A panel of judges cast opinions about the challenge performances and runway looks, first to the contestants onstage, and then again with them offstage.

Fred van Leer acts as both the host and main judge, with Nikkie Plessen as supporting judge in the first season. In the second season, Marieke Samallo took over Nikkie Plessen's spot behind the judging table.

Rotating judges in the first season were Sanne Wallis de Vries and Claes Iversen. In the second season, these roles were taken over by Carlo Boszhard and Raven van Dorst.
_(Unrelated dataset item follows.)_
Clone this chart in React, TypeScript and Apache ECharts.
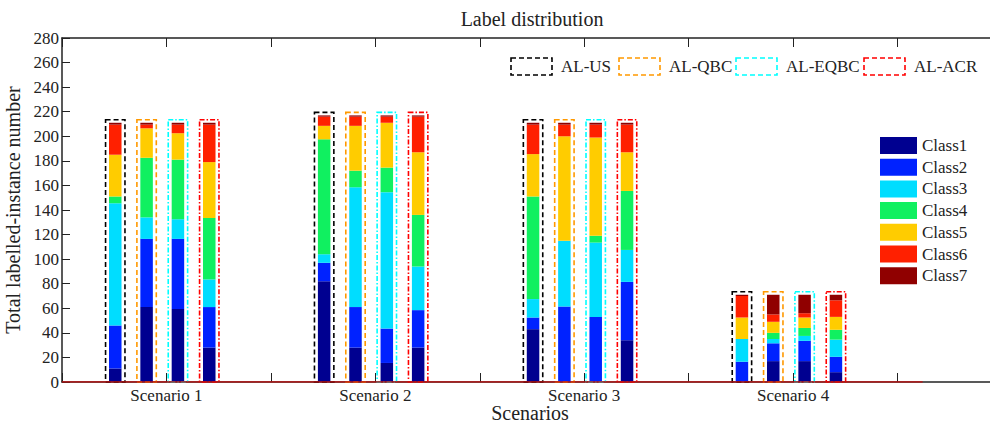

Judges on Drag Race Holland
| Judge | Season |  |
| 1 | 2 |
| Fred van Leer | Main |  |
| Nikkie Plessen [nl] | Main |  |
| Marieke Samallo |  | Main |

== Series overview ==

| Season | Contestants | Episodes |  | Originally released |  | Winner | Runner-up | Miss Congeniality |
| First released | Last released |
| 1 | 10 | 8 |  | 18 September 2020 | 6 November 2020 | Envy Peru | Janey Jacké | Ma’Ma Queen |
| 2 | 10 | 8 |  | 6 August 2021 | 24 September 2021 | Vanessa Van Cartier | My Little Puny | Tabitha |

=== Season 1 (2020) ===

The first season of Drag Race Holland began airing on 18 September 2020 on Videoland in the Netherlands and World of Wonder's WOW Presents Plus streaming service internationally, and ran for 8 episodes. The cast was announced on 7 September on YouTube. Envy Peru, Janey Jacké, Ma'Ma Queen and Miss Abby OMG made the final, with Envy Peru being crowned the First Dutch Drag Superstar.

=== Season 2 (2021) ===

The second season of Drag Race Holland was confirmed and casting was closed on 1 March 2021. A trailer for the second season was uploaded to YouTube and social media on 9 July. The cast was officially announced on 27 July 2021. The season started airing on 6 August and concluded on 24 September 2021. My Little Puny, Vanessa Van Cartier and Vivaldi made it to the finale, with Vanessa Van Cartier winning the season.

== Contestants ==

There have been a total of 20 contestants featured in the first two seasons of Drag Race Holland, with Envy Peru and Vanessa Van Cartier being crowned Holland's Next Drag Superstars.